Does ESPN coverage have Heat slant?
In journalism, one of the harshest charges you can claim is bias, and I don't throw it out there easily based on one particular incident. It has to be more than a coincidence. It has to be a pattern.
That said, if we have learned anything recently, it's hard not to call out ESPN for a perceived slant toward the Heat. In all likelihood, it's not intended. There's not some ESPN executive sitting in an office in Bristol, Conn., ordering their network to slant coverage.
Yes, I'm in Cleveland. No, I wasn't happy with the way LeBron James left. But there comes a time when we have to move on. And James or no James, it doesn't matter.

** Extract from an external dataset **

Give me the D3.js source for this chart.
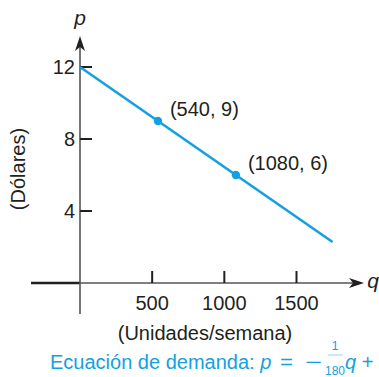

It's obvious in subtle ways, like "The Lead" items on the Bottom Line that sound like this - "Heat looks to get back on track vs. Mavs", "LeBron's fourth-quarter struggles doom Heat" and so on. It's obvious when an intro video for any game in this NBA Finals series has more Heat highlights. It's obvious in the amount of attention devoted on "SportsCenter" and on ESPN.com to what Miami is doing and not doing regardless of the outcome. It's obvious on ESPN Radio when the lead subject on, say, "Mike and Mike in the Morning" after Game 5 was how much James is struggling in the last five minutes of a game.
Hang on a second. Call me crazy, but isn't there another team in this series? Going into Game 6, wasn't said team one win away from a championship?
Without stretching this topic any further than necessary, just watch or listen. Pay close attention to ESPN and all of its platforms and ask yourself, "Are the two teams in this NBA Finals getting equal attention?"
From this corner, the answer is obvious, and it's embarrassing to a media entity who should know better.